Моряки, вытаскивавшие шлюпку на берег, не заметили, как к ним подошли двое людей. Один из пришедших, обратившийся к морякам, был высокий, худощавый, белокурый европеец с длинным, бледным лицом. В стороне от всех остановился пожилой тучный японец в белом тропическом костюме. В то время как европеец пожимал прибывшим руки, японец раскланивался, не двигаясь с места, и его равнодушное лицо ничего не выражало.
— Поздравляю вас, — сказал по-английски европеец. — Судя по всему, вы испытали немало лишений. Извините, я не осведомился, говорите ли вы по-английски, — спросил он Бакуту.
— Литль, — с готовностью ответил боцман, но больше он не нашел слов и смущенно спрятался за спину штурмана.
— Я говорю по-английски, — поспешил заявить Головин. — Благодарю вас. Мы — моряки с погибшего советского парохода «Звезда советов».
— Во всяком случае, — сказал европеец, — прежде всего вам следует отдохнуть и притти в себя.
Отвыкшие от движения моряки, шатаясь, с трудом поспевали за быстро шедшим впереди человеком.
Груды больших, точно отшлифованных камней — вот все, что они увидали на своем пути. Бурый холм и одинокая скала скрывали панораму острова. Вскоре перед холмом открылась сложенная из камней хижина. Европеец, нагнувшись, вошел в нее, и друзья, последовав за ним, очутились в полутемном помещении, откуда ступени вели в пещеру.
На земле лежало несколько цыновок, и островитянин, зажигая масляный светильник, торопливо сказал:
— К сожалению, больших удобств мы вам не можем предоставить. Располагайтесь. Впоследствии вы устроитесь удобней. Сейчас к вам явится доктор.

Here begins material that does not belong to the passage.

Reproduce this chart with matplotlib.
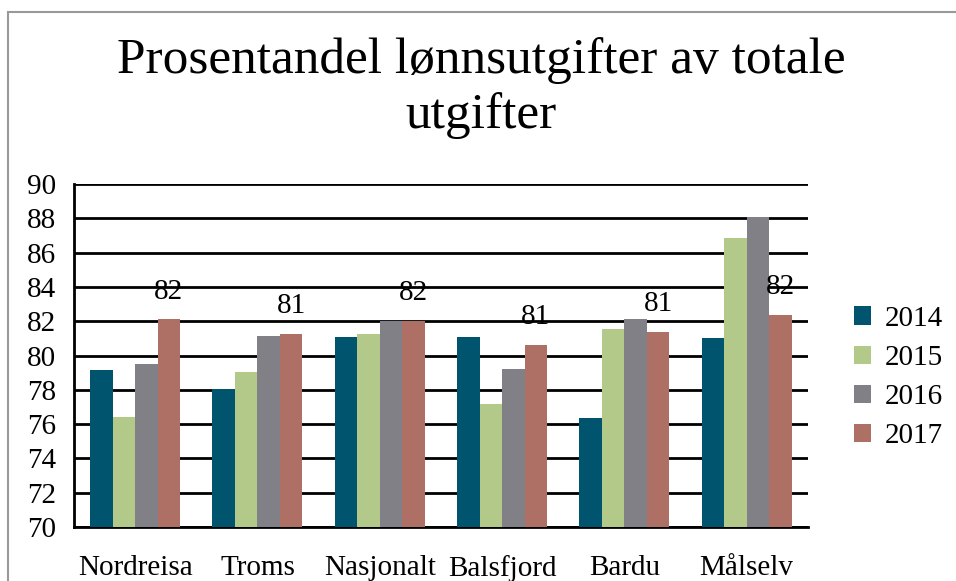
import matplotlib
matplotlib.use("Agg")
import matplotlib.pyplot as plt
import numpy as np
from matplotlib.patches import Rectangle, Patch

categories = ["Nordreisa", "Troms", "Nasjonalt", "Balsfjord", "Bardu", "Målselv"]
years = ["2014", "2015", "2016", "2017"]
v2014 = [79.15, 78.05, 81.1, 81.1, 76.35, 81.0]
v2015 = [76.4, 79.05, 81.25, 77.2, 81.55, 86.85]
v2016 = [79.5, 81.15, 82.0, 79.2, 82.1, 88.1]
v2017 = [82.1, 81.25, 82.0, 80.6, 81.4, 82.35]
series = [v2014, v2015, v2016, v2017]
colors = ["#00546E", "#B2C98A", "#808086", "#AE7065"]
yticks = list(range(70, 91, 2))
title_lines = ["Prosentandel lønnsutgifter av totale", "utgifter"]

plt.rcParams['font.family'] = ['Liberation Serif', 'DejaVu Serif']

fig = plt.figure(figsize=(9.56, 5.81), dpi=100)
ax = fig.add_axes([0.0774, 0.0929, 0.845 - 0.0774, 0.6833 - 0.0929])

x = np.arange(len(categories))
w = 0.184
for i, (vals, c) in enumerate(zip(series, colors)):
    ax.bar(x + (i - 1.5) * w, np.array(vals) - 70, bottom=70, width=w, color=c,
           label=years[i], zorder=3)

for xi, v in zip(x, v2017):
    ax.annotate(f"{round(v)}", (xi + 1.5 * w, v), xytext=(0, 20),
                textcoords="offset points", ha="center", va="center", fontsize=21,
                zorder=4)

ax.set_xlim(-0.5, len(categories) - 0.5)
ax.set_ylim(70, 90)
ax.set_yticks(yticks)
ax.set_xticks(x)
ax.set_xticklabels(categories)
ax.tick_params(axis='y', length=0, pad=13, labelsize=21)
ax.tick_params(axis='x', length=0, pad=20, labelsize=21)
ax.grid(axis='y', color='black', linewidth=2, zorder=1)
for s in ['top', 'right']:
    ax.spines[s].set_visible(False)
for s in ['left', 'bottom']:
    ax.spines[s].set_linewidth(2)
    ax.spines[s].set_color('black')

handles = [Patch(facecolor=c, label=y) for c, y in zip(colors, years)]
fig.legend(handles=handles, loc='center left', bbox_to_anchor=(0.893, 0.35),
           frameon=False, fontsize=21, handlelength=0.6, handleheight=0.6,
           handletextpad=0.45, labelspacing=0.45, borderpad=0, borderaxespad=0)

fig.text(0.503, 1 - 73 / 581, title_lines[0], ha='center', va='baseline', fontsize=37)
fig.text(0.503, 1 - 128 / 581, title_lines[1], ha='center', va='baseline', fontsize=37)

fig.patches.append(Rectangle((8 / 956, -0.1), 2, 1.1 - 12 / 581,
                             transform=fig.transFigure, fill=False,
                             edgecolor='#999999', linewidth=1.5))

fig.savefig("out.png", dpi=100)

Вскоре действительно пришел доктор, японец. Он выслушал моряков и предписал им полный покой. Вслед за доктором в пещеру пришел солдат со свертком одежды. Нине достался широкий цветистый мужской халат.
Пожелав друзьям отдыха и покоя, европеец откланялся и ушел, с готовностью записав, со слов Головина, радиограмму в Москву с сообщением об их спасении.

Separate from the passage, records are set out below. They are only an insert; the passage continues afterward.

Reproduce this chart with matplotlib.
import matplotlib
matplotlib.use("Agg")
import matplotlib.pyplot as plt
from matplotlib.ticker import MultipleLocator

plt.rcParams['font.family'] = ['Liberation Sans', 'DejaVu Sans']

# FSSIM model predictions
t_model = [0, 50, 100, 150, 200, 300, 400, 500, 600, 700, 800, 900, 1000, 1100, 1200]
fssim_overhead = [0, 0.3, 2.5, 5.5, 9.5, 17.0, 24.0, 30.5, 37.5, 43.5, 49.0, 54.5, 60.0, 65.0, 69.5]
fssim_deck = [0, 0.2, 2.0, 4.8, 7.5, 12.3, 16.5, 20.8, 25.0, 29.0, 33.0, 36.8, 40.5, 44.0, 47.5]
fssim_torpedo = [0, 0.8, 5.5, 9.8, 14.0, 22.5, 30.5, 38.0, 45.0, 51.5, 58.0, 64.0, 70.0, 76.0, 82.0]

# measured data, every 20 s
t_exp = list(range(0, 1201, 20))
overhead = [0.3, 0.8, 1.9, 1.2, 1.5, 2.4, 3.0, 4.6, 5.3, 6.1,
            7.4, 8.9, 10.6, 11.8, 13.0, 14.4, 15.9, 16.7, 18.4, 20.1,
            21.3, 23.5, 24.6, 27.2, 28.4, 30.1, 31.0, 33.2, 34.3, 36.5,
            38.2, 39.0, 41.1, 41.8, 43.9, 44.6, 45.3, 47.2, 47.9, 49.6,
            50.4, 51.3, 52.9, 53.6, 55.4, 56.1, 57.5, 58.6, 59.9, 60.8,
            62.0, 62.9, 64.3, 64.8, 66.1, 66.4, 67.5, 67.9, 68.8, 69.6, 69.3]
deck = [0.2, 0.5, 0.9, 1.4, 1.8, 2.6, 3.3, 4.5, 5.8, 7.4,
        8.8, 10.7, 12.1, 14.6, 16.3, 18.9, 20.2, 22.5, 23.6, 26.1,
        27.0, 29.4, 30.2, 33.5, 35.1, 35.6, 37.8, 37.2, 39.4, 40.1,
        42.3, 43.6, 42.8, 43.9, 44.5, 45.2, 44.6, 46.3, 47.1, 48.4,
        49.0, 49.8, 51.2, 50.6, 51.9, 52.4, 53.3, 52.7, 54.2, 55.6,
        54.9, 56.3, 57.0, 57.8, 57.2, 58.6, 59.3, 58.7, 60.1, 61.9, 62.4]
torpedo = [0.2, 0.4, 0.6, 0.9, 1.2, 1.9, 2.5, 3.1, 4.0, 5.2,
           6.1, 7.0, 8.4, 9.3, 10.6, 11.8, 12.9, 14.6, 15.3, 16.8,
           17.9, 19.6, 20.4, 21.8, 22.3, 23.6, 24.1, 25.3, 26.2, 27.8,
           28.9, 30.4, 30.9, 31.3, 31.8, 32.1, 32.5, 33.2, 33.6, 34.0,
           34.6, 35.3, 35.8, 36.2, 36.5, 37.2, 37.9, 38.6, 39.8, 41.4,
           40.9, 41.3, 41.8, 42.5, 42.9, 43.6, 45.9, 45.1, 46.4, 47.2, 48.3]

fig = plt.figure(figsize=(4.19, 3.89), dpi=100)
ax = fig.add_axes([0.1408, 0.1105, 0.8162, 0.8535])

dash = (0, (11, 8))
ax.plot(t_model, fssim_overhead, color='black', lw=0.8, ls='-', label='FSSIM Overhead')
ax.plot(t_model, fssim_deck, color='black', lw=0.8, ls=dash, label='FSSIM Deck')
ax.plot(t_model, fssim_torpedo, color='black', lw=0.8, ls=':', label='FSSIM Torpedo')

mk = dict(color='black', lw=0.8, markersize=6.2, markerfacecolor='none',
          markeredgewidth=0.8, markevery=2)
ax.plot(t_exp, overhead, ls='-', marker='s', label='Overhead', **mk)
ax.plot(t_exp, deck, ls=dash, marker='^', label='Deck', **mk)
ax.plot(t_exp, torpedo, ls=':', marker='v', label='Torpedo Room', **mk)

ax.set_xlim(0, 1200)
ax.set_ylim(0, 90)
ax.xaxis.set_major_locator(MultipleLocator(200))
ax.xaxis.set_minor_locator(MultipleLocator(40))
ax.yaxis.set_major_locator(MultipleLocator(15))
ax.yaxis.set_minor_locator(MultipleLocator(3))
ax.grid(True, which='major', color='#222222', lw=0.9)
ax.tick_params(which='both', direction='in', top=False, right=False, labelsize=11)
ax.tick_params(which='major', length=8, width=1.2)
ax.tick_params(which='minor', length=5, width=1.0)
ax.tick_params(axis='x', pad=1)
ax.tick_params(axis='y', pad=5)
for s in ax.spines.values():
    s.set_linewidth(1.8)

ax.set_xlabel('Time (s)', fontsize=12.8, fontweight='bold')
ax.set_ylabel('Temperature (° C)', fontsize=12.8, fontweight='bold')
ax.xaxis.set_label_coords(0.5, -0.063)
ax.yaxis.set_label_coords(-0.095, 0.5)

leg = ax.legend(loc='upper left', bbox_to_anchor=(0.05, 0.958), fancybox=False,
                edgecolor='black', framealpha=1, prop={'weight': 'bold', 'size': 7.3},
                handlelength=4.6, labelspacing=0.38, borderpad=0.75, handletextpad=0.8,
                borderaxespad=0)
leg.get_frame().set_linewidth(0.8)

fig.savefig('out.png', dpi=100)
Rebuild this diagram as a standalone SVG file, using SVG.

… Ночью, когда товарищи заснули, Головин почувствовал странное беспокойство. Вспоминая минувший день, он терялся в догадках. Остров обитаем. Но отчего их поместили в пещере? Почему в разговоре европеец не назвал себя, а японец, неотступно следовавший за ним, все время молчал? Беспокойные мысли штурмана прервал Бакута. Боцман кряхтя поднялся с цыновки и направился к выходу.
— Пойду погляжу, куда это мы попали, — сказал он Головину. — В один момент узнаю, что это за остров.
Бакута ушел. Но не более чем через полминуты он вернулся обратно.
— Не пускают, — растерянно и с досадой сообщил он. — Наверху японец… с винтовкой.
— Очевидно, — попробовал успокоить его Головин, — по предписанию врача мы должны лежать.
— Лежать? — запротестовал боцман. — Да я в жизни не знал, что такое лазарет. Я здоров, как дьявол.
Утихомирив Бакуту, штурман с еще большей тревогой принялся обдумывать происходящее. «Вход охраняется солдатами. Что бы это могло означать?..»
В течение двух дней моряки, совершенно не нуждавшиеся в лечении, оставались в пещере. Лишь ночью поодиночке их выводили на воздух, но под присмотром, и разрешали быть наверху не более пяти минут.
Перед их глазами чернели пустынные каменные валуны, вблизи за скалой тихо плескался океан. Часовой, не сводя глаз с моряков, держал ружье на изготовку. Головин был вне себя, не находя объяснения этим загадочным обстоятельствам. По утрам в пещеру заходил бледный европеец; он на другой же день заявил, что телеграмма во Владивосток послана, но ответ еще не получен. Тягостное недоумение Головина росло с каждым часом. Он понимал, что жители острова ставят у пещеры часовых вовсе не для того, чтобы охранять их здоровье и покой. Но штурман по-прежнему для видимости оставался безразличным, не переставая мучительно доискиваться причины странного гостеприимства, похожего на плен.
На третий день, при очередном посещении европейца, Головин задал ему несколько прямых вопросов, но, как и прежде, получил уклончивый ответ.